19. I have considered the possible effect of section 4.1.47(1) which is:-
"(1) If an appeal…is started under Division 8 the development must not be started until the appeal is decided or withdrawn."
It is not easy to apply that provision to an appeal about conditions but in any event it seems to me to be of peripheral importance and it was not argued before me. The central points before me are when Mr Finnigan received his developmental approval and whether the enforcement notice properly sets out the requisite particulars. Similarly I have not received any assistance from section 4.3.1 which forbids starting assessable development without a development permit or section 4.3.3 which forbids the contravention of a development approval including any conditions in the approval.
20. While Mr Finnigan who appeared on his own behalf and who is not a lawyer did not, at least to my understanding, argue the critical point, I have taken the notice of appeal which was settled by lawyers clearly to raise it.
21. The Council was highly critical of what it considered to be Mr Finnigan's delaying tactics which have had the effect that for a considerable time his business has, it was submitted, been carried on in breach of the town plan.

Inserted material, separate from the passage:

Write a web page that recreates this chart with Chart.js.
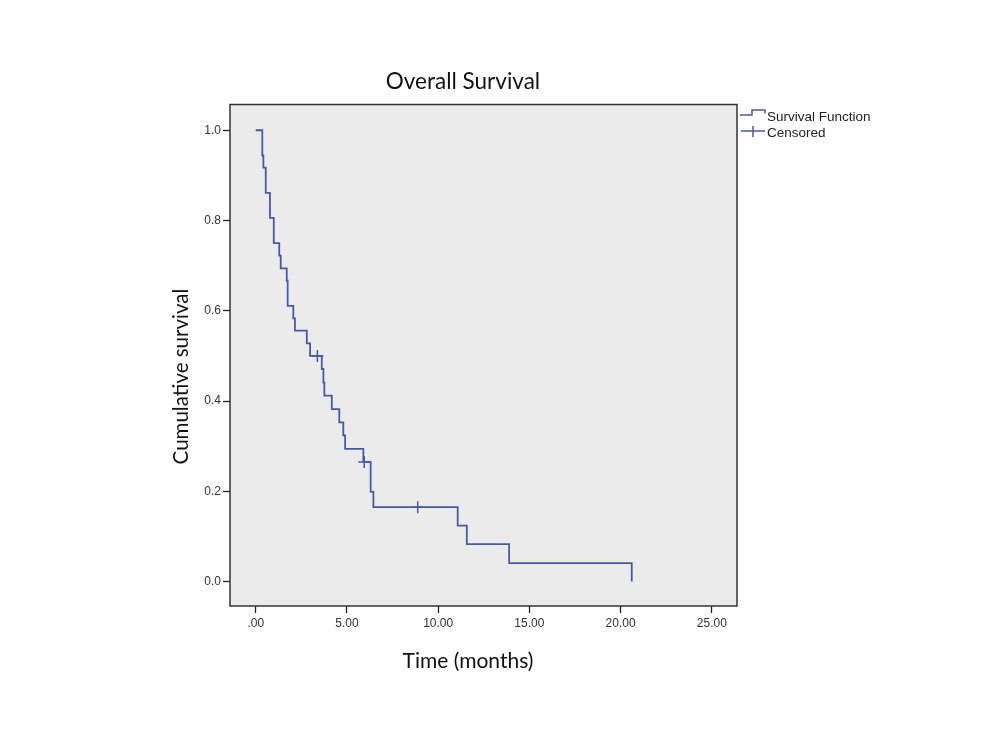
<!DOCTYPE html>
<html>
<head>
<meta charset="utf-8">
<title>Overall Survival</title>
<script src="https://cdn.jsdelivr.net/npm/chart.js@4.4.1/dist/chart.umd.min.js"></script>
<style>
  html, body { margin: 0; padding: 0; background: #fff; }
  #wrap { width: 1004px; height: 753px; }
</style>
</head>
<body>
<div id="wrap"><canvas id="myChart" width="1004" height="753"></canvas></div>
<script>
// Kaplan-Meier steps (time in months, cumulative survival)
const eventTimes = [0, 0.36, 0.42, 0.55, 0.78, 0.99, 1.29, 1.37, 1.70, 1.75, 2.06, 2.15, 2.80, 2.98,
                    3.62, 3.71, 3.76, 4.17, 4.58, 4.80, 4.90, 5.90, 6.30, 6.45, 11.07, 11.57, 13.89, 20.61];
const survival = [1.000, 0.944, 0.917, 0.861, 0.806, 0.750, 0.722, 0.694, 0.667, 0.611, 0.583, 0.556, 0.528, 0.500,
                  0.471, 0.441, 0.412, 0.382, 0.353, 0.324, 0.294, 0.265, 0.199, 0.165, 0.124, 0.083, 0.041, 0.000];
const censorTimes = [3.38, 5.95, 8.88];
const censorSurvival = [0.500, 0.265, 0.165];

const xTicks = [0, 5, 10, 15, 20, 25];
const xTickLabels = [".00", "5.00", "10.00", "15.00", "20.00", "25.00"];
const yTicks = [0, 0.2, 0.4, 0.6, 0.8, 1.0];
const yTickLabels = ["0.0", "0.2", "0.4", "0.6", "0.8", "1.0"];

const lineColor = "#4759a8";
const tickFont = { family: "Liberation Sans, Arial, sans-serif", size: 12 };
const titleFont = "Lato, 'Open Sans', sans-serif";

// plot background, frame, titles and the SPSS-style legend
const framePlugin = {
    id: "frame",
    beforeDraw(chart) {
        const { ctx, chartArea: a } = chart;
        ctx.save();
        ctx.fillStyle = "#ebebeb";
        ctx.fillRect(a.left, a.top, a.right - a.left, a.bottom - a.top);
        ctx.restore();
    },
    afterDraw(chart) {
        const { ctx, chartArea: a } = chart;
        ctx.save();
        ctx.strokeStyle = "#333";
        ctx.lineWidth = 1.5;
        ctx.strokeRect(a.left, a.top, a.right - a.left, a.bottom - a.top);

        // titles
        ctx.fillStyle = "#111";
        ctx.textAlign = "center";
        ctx.textBaseline = "middle";
        ctx.font = "22.5px " + titleFont;
        ctx.fillText("Overall Survival", a.left + 233, a.top - 23);
        ctx.font = "21px " + titleFont;
        ctx.fillText("Time (months)", a.left + 238, a.bottom + 55);
        ctx.save();
        ctx.translate(a.left - 49, a.top + 272);
        ctx.rotate(-Math.PI / 2);
        ctx.font = "20.5px " + titleFont;
        ctx.fillText("Cumulative survival", 0, 0);
        ctx.restore();

        // legend
        const lx = a.right + 3;
        const ds = chart.data.datasets;
        ctx.strokeStyle = lineColor;
        ctx.lineWidth = 1.5;
        ctx.beginPath();
        ctx.moveTo(lx, 115);
        ctx.lineTo(lx + 12, 115);
        ctx.lineTo(lx + 12, 110);
        ctx.lineTo(lx + 25, 110);
        ctx.lineTo(lx + 25, 113.5);
        ctx.stroke();
        ctx.beginPath();
        ctx.moveTo(lx + 1, 131);
        ctx.lineTo(lx + 25, 131);
        ctx.moveTo(lx + 13, 126);
        ctx.lineTo(lx + 13, 137);
        ctx.stroke();
        ctx.fillStyle = "#222";
        ctx.textAlign = "left";
        ctx.font = "13.5px Liberation Sans, Arial, sans-serif";
        ctx.fillText(ds[0].label, lx + 27, 117);
        ctx.fillText(ds[1].label, lx + 27, 133);
        ctx.restore();
    }
};

const ctx = document.getElementById("myChart").getContext("2d");

const chartInstance = new Chart(ctx, {
    type: "scatter",
    data: {
        datasets: [
            {
                label: "Survival Function",
                data: eventTimes.map((t, i) => ({ x: t, y: survival[i] })),
                showLine: true,
                stepped: true,
                borderColor: lineColor,
                borderWidth: 1.8,
                pointRadius: 0,
                fill: false
            },
            {
                label: "Censored",
                data: censorTimes.map((t, i) => ({ x: t, y: censorSurvival[i] })),
                showLine: false,
                pointStyle: "cross",
                pointRadius: 6,
                borderColor: lineColor,
                backgroundColor: lineColor,
                borderWidth: 1.5
            }
        ]
    },
    options: {
        responsive: false,
        animation: false,
        devicePixelRatio: 1,
        layout: { padding: { left: 190, right: 267, top: 104.5, bottom: 107 } },
        plugins: {
            legend: { display: false },
            title: { display: false },
            tooltip: { enabled: false }
        },
        scales: {
            x: {
                type: "linear",
                min: -1.41,
                max: 26.38,
                afterBuildTicks: s => { s.ticks = xTicks.map(v => ({ value: v })); },
                afterFit: s => { s.height = 40; },
                border: { display: false },
                grid: { drawOnChartArea: false, drawTicks: true, tickLength: 7, tickWidth: 1.3, tickColor: "#222" },
                ticks: {
                    autoSkip: false,
                    maxRotation: 0,
                    padding: 3,
                    color: "#333",
                    font: tickFont,
                    callback: v => xTickLabels[xTicks.indexOf(v)]
                }
            },
            y: {
                type: "linear",
                min: -0.054,
                max: 1.057,
                afterBuildTicks: s => { s.ticks = yTicks.map(v => ({ value: v })); },
                afterFit: s => { s.width = 40; },
                border: { display: false },
                grid: { drawOnChartArea: false, drawTicks: true, tickLength: 7, tickWidth: 1.3, tickColor: "#222" },
                ticks: {
                    autoSkip: false,
                    padding: 2,
                    color: "#333",
                    font: tickFont,
                    callback: v => yTickLabels[yTicks.indexOf(v)]
                }
            }
        }
    },
    plugins: [framePlugin]
});
</script>
</body>
</html>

I note that there was some nine months' delay by the Council between the commencement of the business and the giving of a show cause notice. The application by Mr Finnigan for material change of use was lodged within three months of the show cause notice which, while not prompt, was not very dilatory. The Council's decision on the application took about three months.
22. The real delay was between the institution of the conditions appeal in May 2001 and its withdrawal in July 2002. That seems lengthy but I was not made aware that Mr Finnigan's representatives had employed any of the delaying tactics sometimes encountered in these proceedings, nor was I told of any serious application by the Council to the Court to bring on the appeal with expedition. I would think it highly likely that an application by the Council for a speedy hearing based on the continuing use of premises in alleged breach of conditions of a development permit would have been likely to succeed. Thus if there was inordinate delay, so far as I know each party acquiesced in it and is equally at fault.
23. I allow the appeal and set aside the enforcement notice.